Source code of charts
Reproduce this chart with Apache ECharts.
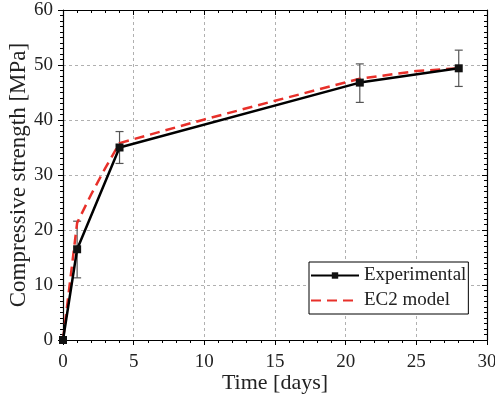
<!DOCTYPE html>
<html><head><meta charset="utf-8">
<script src="https://cdn.jsdelivr.net/npm/echarts@6/dist/echarts.min.js"></script>
<style>html,body{margin:0;padding:0;background:#fff}#c{width:495px;height:397px}</style>
</head><body><div id="c"></div>
<script>
const days = [0, 1, 4, 21, 28];
const expMean = [0, 16.5, 35.0, 46.8, 49.4];
const expLow = [null, 11.3, 32.1, 43.2, 46.1];
const expHigh = [null, 21.6, 37.9, 50.2, 52.7];
const modelDays = [0, 1, 2, 3, 4, 10, 15, 21, 25, 28];
const modelVals = [0, 21.3, 26.5, 31.3, 35.8, 40.1, 43.5, 47.5, 48.9, 49.4];
const xTicks = [0, 5, 10, 15, 20, 25, 30];
const yTicks = [0, 10, 20, 30, 40, 50, 60];

const font = '"Liberation Serif", "Times New Roman", serif';
const chart = echarts.init(document.getElementById('c'), null, {renderer: 'canvas'});

const expData = days.map((d, i) => [d, expMean[i]]);
const modelData = modelDays.map((d, i) => [d, modelVals[i]]);
const errData = days.map((d, i) => [d, expLow[i], expHigh[i]]).filter(r => r[1] != null);

const baseX = {
  type: 'value', min: xTicks[0], max: xTicks[xTicks.length - 1], interval: 5,
  axisLine: {show: true, onZero: false, lineStyle: {color: '#000', width: 1.2}},
  minorTick: {show: true, splitNumber: 5, length: 3, lineStyle: {color: '#000'}},
  axisTick: {length: 5, lineStyle: {color: '#000'}}
};
const baseY = {
  type: 'value', min: yTicks[0], max: yTicks[yTicks.length - 1], interval: 10,
  axisLine: {show: true, onZero: false, lineStyle: {color: '#000', width: 1.2}},
  minorTick: {show: true, splitNumber: 10, length: 3, lineStyle: {color: '#000'}},
  axisTick: {length: 5, lineStyle: {color: '#000'}}
};

chart.setOption({
  animation: false,
  backgroundColor: '#fff',
  grid: {left: 63, top: 10, right: 8, bottom: 57, containLabel: false, outerBoundsMode: 'none'},
  xAxis: [
    Object.assign({}, baseX, {
      position: 'bottom',
      name: 'Time [days]', nameLocation: 'middle', nameGap: 32, nameMoveOverlap: false,
      nameTextStyle: {fontFamily: font, fontSize: 22, color: '#222'},
      axisLabel: {fontFamily: font, fontSize: 19, color: '#222', margin: 13},
      splitLine: {show: true, lineStyle: {color: '#b0b0b0', type: [3, 3], width: 1}}
    }),
    Object.assign({}, baseX, {
      position: 'top',
      axisLabel: {show: false},
      axisTick: {inside: true, length: 5, lineStyle: {color: '#000'}},
      minorTick: {show: true, splitNumber: 5, length: 3, lineStyle: {color: '#000'}},
      splitLine: {show: false}
    })
  ],
  yAxis: [
    Object.assign({}, baseY, {
      position: 'left',
      name: 'Compressive strength [MPa]', nameLocation: 'middle', nameGap: 33, nameMoveOverlap: false,
      nameTextStyle: {fontFamily: font, fontSize: 23, color: '#222'},
      axisLabel: {fontFamily: font, fontSize: 19, color: '#222', margin: 10},
      splitLine: {show: true, lineStyle: {color: '#b0b0b0', type: [3, 3], width: 1}}
    }),
    Object.assign({}, baseY, {
      position: 'right',
      axisLabel: {show: false},
      axisTick: {inside: true, length: 5, lineStyle: {color: '#000'}},
      minorTick: {show: true, splitNumber: 10, length: 3, lineStyle: {color: '#000'}},
      splitLine: {show: false}
    })
  ],
  legend: {
    orient: 'vertical', left: 309, top: 262,
    backgroundColor: '#fff', borderColor: '#000', borderWidth: 1,
    padding: [4, 2, 4, 1], itemGap: 6, itemWidth: 48, itemHeight: 8,
    textStyle: {fontFamily: font, fontSize: 19, color: '#222'},
    data: [
      {name: 'Experimental'},
      {name: 'EC2 model', itemStyle: {opacity: 0}}
    ]
  },
  series: [
    {
      name: 'errorbars', type: 'custom', xAxisIndex: 0, yAxisIndex: 0, z: 1,
      data: errData,
      renderItem: function (params, api) {
        const x = api.value(0);
        const lo = api.coord([x, api.value(1)]);
        const hi = api.coord([x, api.value(2)]);
        const w = 4;
        const st = {stroke: '#555', lineWidth: 1.2};
        return {type: 'group', children: [
          {type: 'line', shape: {x1: lo[0], y1: lo[1], x2: hi[0], y2: hi[1]}, style: st},
          {type: 'line', shape: {x1: lo[0] - w, y1: lo[1], x2: lo[0] + w, y2: lo[1]}, style: st},
          {type: 'line', shape: {x1: hi[0] - w, y1: hi[1], x2: hi[0] + w, y2: hi[1]}, style: st}
        ]};
      }
    },
    {
      name: 'Experimental', type: 'line', xAxisIndex: 0, yAxisIndex: 0, z: 3,
      data: expData, symbol: 'rect', symbolSize: 8, showAllSymbol: true,
      clip: false,
      lineStyle: {color: '#000', width: 2.5},
      itemStyle: {color: '#111'}
    },
    {
      name: 'EC2 model', type: 'line', xAxisIndex: 0, yAxisIndex: 0, z: 2,
      data: modelData, symbol: 'none', showSymbol: false,
      lineStyle: {color: '#e8302a', width: 2.5, type: [10, 6]},
      itemStyle: {color: '#e8302a'}
    }
  ]
});
</script></body></html>
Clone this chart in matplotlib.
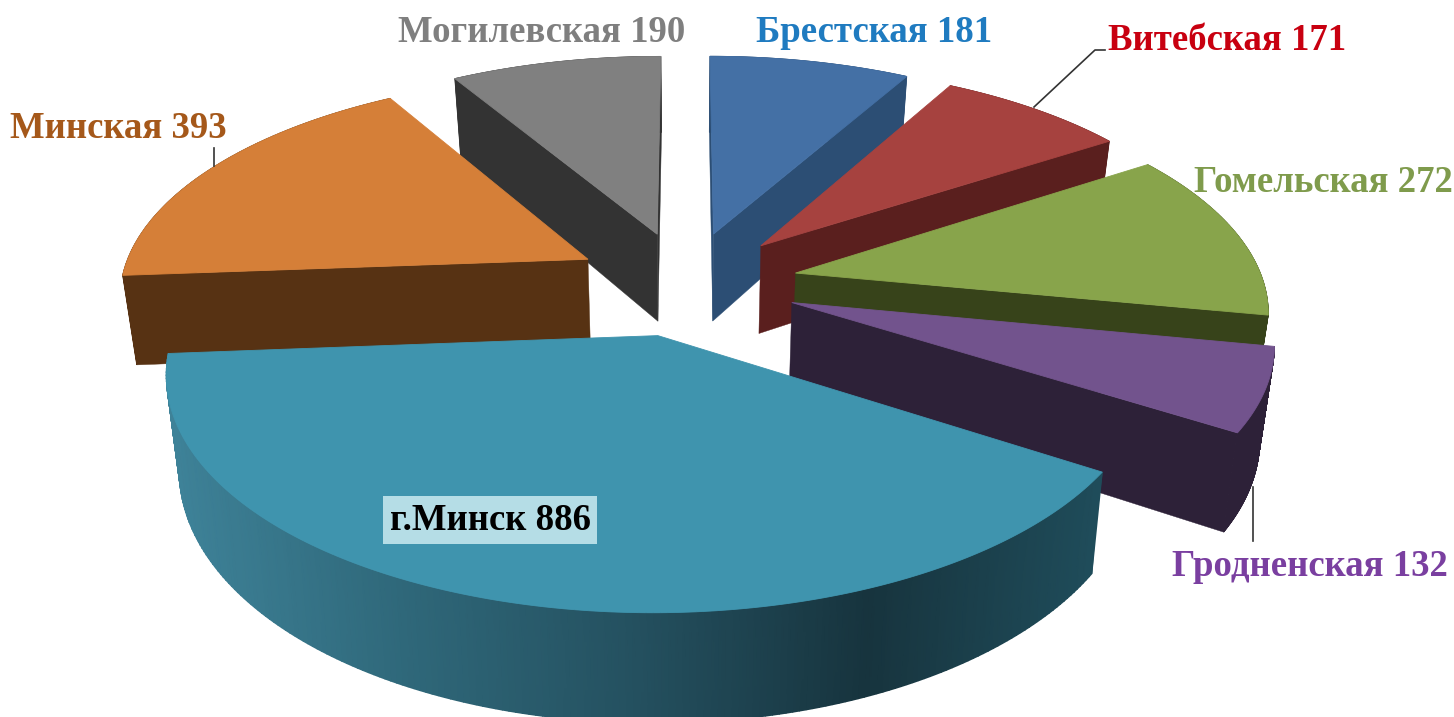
import matplotlib
matplotlib.use('Agg')
import matplotlib.pyplot as plt
from matplotlib.colors import LinearSegmentedColormap, Normalize
import numpy as np

regions = ['Брестская', 'Витебская', 'Гомельская', 'Гродненская', 'г.Минск', 'Минская', 'Могилевская']
values = [181, 171, 272, 132, 886, 393, 190]

top_colors = ['#4470A5', '#A6423F', '#88A44B', '#72538D', '#3F94AE', '#D57F38', '#808080']
side_colors = ['#2C4E74', '#5A1F1E', '#37431A', '#2D2138', '#1A3A45', '#573213', '#333333']
label_colors = ['#1F7BC0', '#C80010', '#7F9B4C', '#7A3FA0', '#000000', '#A5581A', '#7F7F7F']
label_x = [874, 1227, 1323, 1310, 490, 118, 542]
label_y = [33, 41, 183, 567, 520, 129, 32]

# порядок отрисовки: сначала дальние сектора
draw_order = [6, 0, 1, 5, 2, 3, 4]

cx, cy = 686, 283
bx, by = 468, 218
persp = 0.15
depth = 90
explode = 0.24

plt.rcParams['font.family'] = ['Liberation Serif', 'DejaVu Serif']
fig = plt.figure(figsize=(14.54, 7.17), dpi=100)
ax = fig.add_axes([0, 0, 1, 1])


def project(X, Y, low=False):
    s = 1 / (1 - persp * Y)
    sx = cx + bx * X * s
    sy = cy + by * Y * s
    if low:
        sx = sx - (sx - cx) * 0.025
        sy = sy + depth * s
    return sx, sy


def fill(xs, ys, color, lw=0.3):
    ax.fill(xs, ys, facecolor=color, edgecolor=color, linewidth=lw)


def side(p, a, b):
    return (b[0] - a[0]) * (p[1] - a[1]) - (b[1] - a[1]) * (p[0] - a[0])


def cut_face(apex, apex_low, top, low, other, color):
    # рисуем грань, только если сектор и низ лежат по разные стороны от ребра
    if side(other, apex, top) * side(apex_low, apex, top) < 0:
        fill([apex[0], top[0], low[0], apex_low[0]], [apex[1], top[1], low[1], apex_low[1]], color)


total = sum(values)
edges = np.concatenate([[0], np.cumsum(values)]) / total * 2 * np.pi
stop_x = [168, 400, 640, 870, 1100]
stop_colors = ['#3E8298', '#2F687A', '#24505F', '#17343E', '#1F4C5A']
city_cmap = LinearSegmentedColormap.from_list('city', [((x - 168) / 932, c) for x, c in zip(stop_x, stop_colors)])

for i in draw_order:
    t0, t1 = edges[i], edges[i + 1]
    mid = (t0 + t1) / 2
    ax0, ay0 = explode * np.sin(mid), -explode * np.cos(mid)
    t = np.linspace(t0, t1, 200)
    arc_X = ax0 + np.sin(t)
    arc_Y = ay0 - np.cos(t)
    top_x, top_y = project(arc_X, arc_Y)
    low_x, low_y = project(arc_X, arc_Y, True)
    apex = project(ax0, ay0)
    apex_low = project(ax0, ay0, True)

    # боковые грани у центра
    cut_face(apex, apex_low, (top_x[0], top_y[0]), (low_x[0], low_y[0]), (top_x[-1], top_y[-1]), side_colors[i])
    cut_face(apex, apex_low, (top_x[-1], top_y[-1]), (low_x[-1], low_y[-1]), (top_x[0], top_y[0]), side_colors[i])

    # внешняя стенка
    if regions[i] == 'г.Минск':
        ax.pcolormesh(np.array([top_x, low_x]), np.array([top_y, low_y]), np.array([top_x, top_x]),
                      shading='gouraud', cmap=city_cmap, norm=Normalize(168, 1100))
    else:
        for j in range(len(t) - 1):
            fill([top_x[j], top_x[j + 1], low_x[j + 1], low_x[j]],
                 [top_y[j], top_y[j + 1], low_y[j + 1], low_y[j]], side_colors[i], 0.6)

    fill(np.concatenate([[apex[0]], top_x]), np.concatenate([[apex[1]], top_y]), top_colors[i], 0.6)

# выноски
ax.plot([1105, 1095, 1034], [50, 50, 107], color='#333333', lw=1.2)
ax.plot([214, 214], [148, 166], color='#333333', lw=1.2)
ax.plot([1253, 1253], [487, 541], color='#333333', lw=1.2)

for i in range(len(regions)):
    box = None
    if regions[i] == 'г.Минск':
        box = dict(facecolor='#B5DDE6', edgecolor='none', pad=5)
    ax.text(label_x[i], label_y[i], f'{regions[i]} {values[i]}', color=label_colors[i],
            fontsize=26.5, fontweight='bold', ha='center', va='center', bbox=box)

ax.set_xlim(0, 1454)
ax.set_ylim(717, 0)
ax.axis('off')
fig.savefig('out.png', dpi=100)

**GIVEN REQUEST**
Above are the records. Print exactly the lines from the one containing "Clone this chart in matplotlib." to the one containing "explode = 0.24", both included, and nothing else; pictures are excluded.

**TASK SOLUTION**
Clone this chart in matplotlib.
import matplotlib
matplotlib.use('Agg')
import matplotlib.pyplot as plt
from matplotlib.colors import LinearSegmentedColormap, Normalize
import numpy as np

regions = ['Брестская', 'Витебская', 'Гомельская', 'Гродненская', 'г.Минск', 'Минская', 'Могилевская']
values = [181, 171, 272, 132, 886, 393, 190]

top_colors = ['#4470A5', '#A6423F', '#88A44B', '#72538D', '#3F94AE', '#D57F38', '#808080']
side_colors = ['#2C4E74', '#5A1F1E', '#37431A', '#2D2138', '#1A3A45', '#573213', '#333333']
label_colors = ['#1F7BC0', '#C80010', '#7F9B4C', '#7A3FA0', '#000000', '#A5581A', '#7F7F7F']
label_x = [874, 1227, 1323, 1310, 490, 118, 542]
label_y = [33, 41, 183, 567, 520, 129, 32]

# порядок отрисовки: сначала дальние сектора
draw_order = [6, 0, 1, 5, 2, 3, 4]

cx, cy = 686, 283
bx, by = 468, 218
persp = 0.15
depth = 90
explode = 0.24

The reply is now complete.